I angsted for two days. Do I, a fledgling author without much clout, put up a fight against a seasoned, experienced editor? Against a publisher? I asked my family. I asked my friends. I asked my agent. And after they finished making lewd remarks about the suggested title (they all have dirty minds), I found out, yes I can.
I found out that if you have serious concerns, you can express them intelligently, calmly and with a spirit of cooperation, and your editor will listen.
My editor graciously withdrew her idea. Of course then it was back to the drawing board. You know. One of those brainstorming sessions where only one brain is involved. “Think ‘Home,’” she said. So, I did. And SING ME HOME made the grade.

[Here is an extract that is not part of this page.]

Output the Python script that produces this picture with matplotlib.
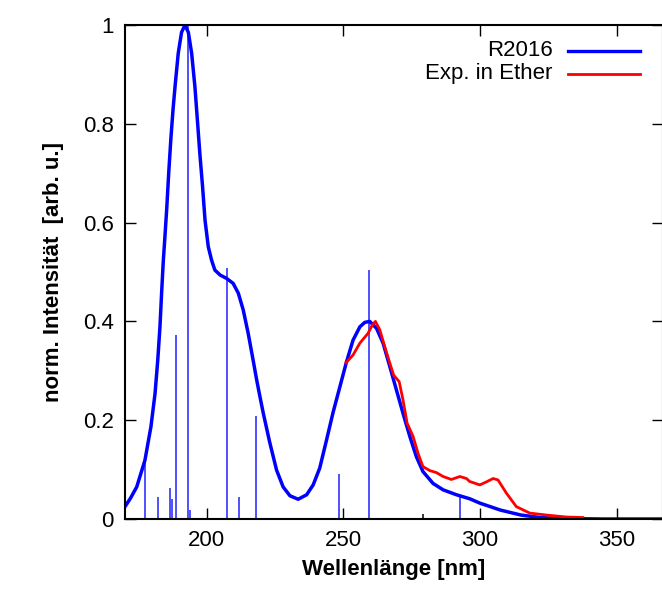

RECOMMENDED BOOKS FOR OTHER WRITERS:
In drumming up titles, I made heavy use of the following reference books – books that I think are a good addition to any writer’s library:
ROGET’S INTERNATIONAL THESAURUS
I happen to like the older models better than the newer ones. Mine was published in 1962!
Spears, Richard A., NTC’S AMERICAN IDIOMS DICTIONARY, NTC Contemporary Publishing Group, Inc, 2000.
In addition to an alphabetized listing of sayings and their meanings, it includes a lovely alphabatized index by word and topic.
A couple of interesting web sites to check out:
www.wiseoldsayings.com - just what it says
www.m-w.com - a useful language resource from Merriam-Webster
BEST BOOKS I’VE READ (FOR ENTERTAINMENT) THIS MONTH:
LETTING GO, by Pamela Morsi.
The toddler in this book is too cute to be believed, but I loved the flaws in the others. Good book!
THE LOVE OF A COWBOY, by Anna Jeffrey
A great contemporary romance fix, with more substance than the title (or back cover blurb) would imply. This is Anna’s debut novel, and if it’s any indication, she has a stellar career ahead of her.